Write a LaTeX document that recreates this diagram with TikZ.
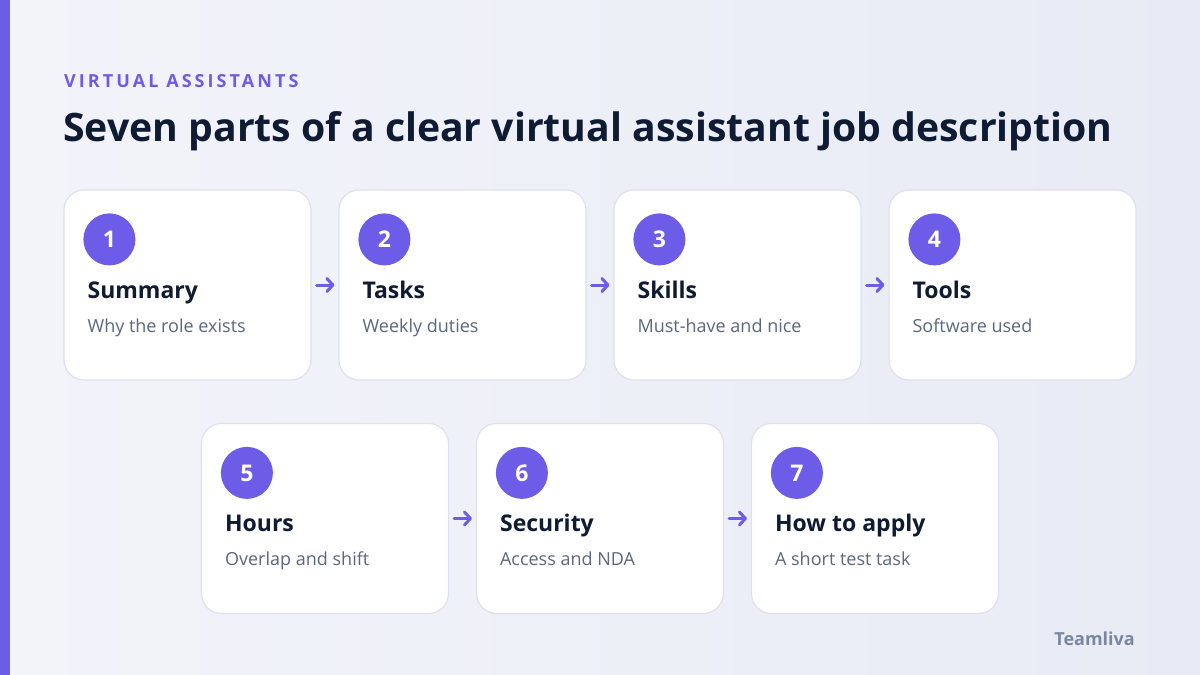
\documentclass[tikz,border=0pt]{standalone}
\usepackage{fontspec}
\setmainfont{Open Sans}
\usetikzlibrary{positioning,arrows.meta,calc}
\definecolor{va-purple}{RGB}{108,92,231}
\definecolor{va-ink}{RGB}{15,27,51}
\definecolor{va-grey}{RGB}{91,103,128}
\definecolor{va-line}{RGB}{221,225,238}
\definecolor{va-bgA}{RGB}{243,244,250}
\definecolor{va-bgB}{RGB}{232,235,245}
\definecolor{va-mark}{RGB}{122,135,159}
\tikzstyle{card}=[draw=va-line,fill=white,rounded corners=20pt,line width=1.2pt,minimum width=247pt,minimum height=190pt]
\tikzstyle{num}=[circle,fill=va-purple,text=white,minimum size=52pt,inner sep=0pt,font=\fontsize{23}{25}\selectfont\bfseries]
\tikzstyle{head}=[anchor=base west,inner sep=0pt,text=va-ink,font=\fontsize{23}{26}\selectfont\bfseries]
\tikzstyle{sub}=[anchor=base west,inner sep=0pt,text=va-grey,font=\fontsize{18}{21}\selectfont]
\tikzstyle{arrow}=[draw=va-purple,line width=3pt,line cap=round,-{Straight Barb[round,length=6pt,width=13pt]},shorten <=5pt,shorten >=4pt]

\begin{document}
\begin{tikzpicture}[x=1pt,y=-1pt]

  % background
  \shade[left color=va-bgA,right color=va-bgB] (0,0) rectangle (1200,675);
  \useasboundingbox (0,0) rectangle (1200,675);
  \fill[va-purple] (0,0) rectangle (10,675);

  \node[anchor=base west,inner sep=0pt,text=va-purple,font=\fontsize{18}{20}\selectfont\bfseries\addfontfeatures{LetterSpace=17}] at (64,87) (kicker) {VIRTUAL ASSISTANTS};
  \node[anchor=base west,inner sep=0pt,text=va-ink,font=\fontsize{39.2}{44}\selectfont\bfseries] at (63,141) (title) {Seven parts of a clear virtual assistant job description};

  % first row
  \node[card] at (187.5,285) (c1) {};
  \node[card] at (462.5,285) (c2) {};
  \node[card] at (737.5,285) (c3) {};
  \node[card] at (1012.5,285) (c4) {};

  % second row
  \node[card] at (325,518.5) (c5) {};
  \node[card] at (600,518.5) (c6) {};
  \node[card] at (875,518.5) (c7) {};

  \node[num] at ($(c1.north west)+(46,50)$) (n1) {1};
  \node[head] at ($(c1.north west)+(24,109)$) (h1) {Summary};
  \node[sub] at ($(c1.north west)+(24,143)$) (s1) {Why the role exists};

  \node[num] at ($(c2.north west)+(46,50)$) (n2) {2};
  \node[head] at ($(c2.north west)+(24,109)$) (h2) {Tasks};
  \node[sub] at ($(c2.north west)+(24,143)$) (s2) {Weekly duties};

  \node[num] at ($(c3.north west)+(46,50)$) (n3) {3};
  \node[head] at ($(c3.north west)+(24,109)$) (h3) {Skills};
  \node[sub] at ($(c3.north west)+(24,143)$) (s3) {Must-have and nice};

  \node[num] at ($(c4.north west)+(46,50)$) (n4) {4};
  \node[head] at ($(c4.north west)+(24,109)$) (h4) {Tools};
  \node[sub] at ($(c4.north west)+(24,143)$) (s4) {Software used};

  \node[num] at ($(c5.north west)+(46,50)$) (n5) {5};
  \node[head] at ($(c5.north west)+(24,109)$) (h5) {Hours};
  \node[sub] at ($(c5.north west)+(24,143)$) (s5) {Overlap and shift};

  \node[num] at ($(c6.north west)+(46,50)$) (n6) {6};
  \node[head] at ($(c6.north west)+(24,109)$) (h6) {Security};
  \node[sub] at ($(c6.north west)+(24,143)$) (s6) {Access and NDA};

  \node[num] at ($(c7.north west)+(46,50)$) (n7) {7};
  \node[head] at ($(c7.north west)+(24,109)$) (h7) {How to apply};
  \node[sub] at ($(c7.north west)+(24,143)$) (s7) {A short test task};

  \draw[arrow] (c1) -- (c2);
  \draw[arrow] (c2) -- (c3);
  \draw[arrow] (c3) -- (c4);
  \draw[arrow] (c5) -- (c6);
  \draw[arrow] (c6) -- (c7);

  \node[anchor=base east,inner sep=0pt,text=va-mark,font=\fontsize{18}{20}\selectfont\bfseries] at (1135,645) (brand) {Teamliva};

\end{tikzpicture}
\end{document}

▶ **SHORT TASK**: Without the pictures, transcribe the listing above exactly.

▶ **OUTPUT OF THE TASK**:
Write a LaTeX document that recreates this diagram with TikZ.
\documentclass[tikz,border=0pt]{standalone}
\usepackage{fontspec}
\setmainfont{Open Sans}
\usetikzlibrary{positioning,arrows.meta,calc}
\definecolor{va-purple}{RGB}{108,92,231}
\definecolor{va-ink}{RGB}{15,27,51}
\definecolor{va-grey}{RGB}{91,103,128}
\definecolor{va-line}{RGB}{221,225,238}
\definecolor{va-bgA}{RGB}{243,244,250}
\definecolor{va-bgB}{RGB}{232,235,245}
\definecolor{va-mark}{RGB}{122,135,159}
\tikzstyle{card}=[draw=va-line,fill=white,rounded corners=20pt,line width=1.2pt,minimum width=247pt,minimum height=190pt]
\tikzstyle{num}=[circle,fill=va-purple,text=white,minimum size=52pt,inner sep=0pt,font=\fontsize{23}{25}\selectfont\bfseries]
\tikzstyle{head}=[anchor=base west,inner sep=0pt,text=va-ink,font=\fontsize{23}{26}\selectfont\bfseries]
\tikzstyle{sub}=[anchor=base west,inner sep=0pt,text=va-grey,font=\fontsize{18}{21}\selectfont]
\tikzstyle{arrow}=[draw=va-purple,line width=3pt,line cap=round,-{Straight Barb[round,length=6pt,width=13pt]},shorten <=5pt,shorten >=4pt]

\begin{document}
\begin{tikzpicture}[x=1pt,y=-1pt]

  % background
  \shade[left color=va-bgA,right color=va-bgB] (0,0) rectangle (1200,675);
  \useasboundingbox (0,0) rectangle (1200,675);
  \fill[va-purple] (0,0) rectangle (10,675);

  \node[anchor=base west,inner sep=0pt,text=va-purple,font=\fontsize{18}{20}\selectfont\bfseries\addfontfeatures{LetterSpace=17}] at (64,87) (kicker) {VIRTUAL ASSISTANTS};
  \node[anchor=base west,inner sep=0pt,text=va-ink,font=\fontsize{39.2}{44}\selectfont\bfseries] at (63,141) (title) {Seven parts of a clear virtual assistant job description};

  % first row
  \node[card] at (187.5,285) (c1) {};
  \node[card] at (462.5,285) (c2) {};
  \node[card] at (737.5,285) (c3) {};
  \node[card] at (1012.5,285) (c4) {};

  % second row
  \node[card] at (325,518.5) (c5) {};
  \node[card] at (600,518.5) (c6) {};
  \node[card] at (875,518.5) (c7) {};

  \node[num] at ($(c1.north west)+(46,50)$) (n1) {1};
  \node[head] at ($(c1.north west)+(24,109)$) (h1) {Summary};
  \node[sub] at ($(c1.north west)+(24,143)$) (s1) {Why the role exists};

  \node[num] at ($(c2.north west)+(46,50)$) (n2) {2};
  \node[head] at ($(c2.north west)+(24,109)$) (h2) {Tasks};
  \node[sub] at ($(c2.north west)+(24,143)$) (s2) {Weekly duties};

  \node[num] at ($(c3.north west)+(46,50)$) (n3) {3};
  \node[head] at ($(c3.north west)+(24,109)$) (h3) {Skills};
  \node[sub] at ($(c3.north west)+(24,143)$) (s3) {Must-have and nice};

  \node[num] at ($(c4.north west)+(46,50)$) (n4) {4};
  \node[head] at ($(c4.north west)+(24,109)$) (h4) {Tools};
  \node[sub] at ($(c4.north west)+(24,143)$) (s4) {Software used};

  \node[num] at ($(c5.north west)+(46,50)$) (n5) {5};
  \node[head] at ($(c5.north west)+(24,109)$) (h5) {Hours};
  \node[sub] at ($(c5.north west)+(24,143)$) (s5) {Overlap and shift};

  \node[num] at ($(c6.north west)+(46,50)$) (n6) {6};
  \node[head] at ($(c6.north west)+(24,109)$) (h6) {Security};
  \node[sub] at ($(c6.north west)+(24,143)$) (s6) {Access and NDA};

  \node[num] at ($(c7.north west)+(46,50)$) (n7) {7};
  \node[head] at ($(c7.north west)+(24,109)$) (h7) {How to apply};
  \node[sub] at ($(c7.north west)+(24,143)$) (s7) {A short test task};

  \draw[arrow] (c1) -- (c2);
  \draw[arrow] (c2) -- (c3);
  \draw[arrow] (c3) -- (c4);
  \draw[arrow] (c5) -- (c6);
  \draw[arrow] (c6) -- (c7);

  \node[anchor=base east,inner sep=0pt,text=va-mark,font=\fontsize{18}{20}\selectfont\bfseries] at (1135,645) (brand) {Teamliva};

\end{tikzpicture}
\end{document}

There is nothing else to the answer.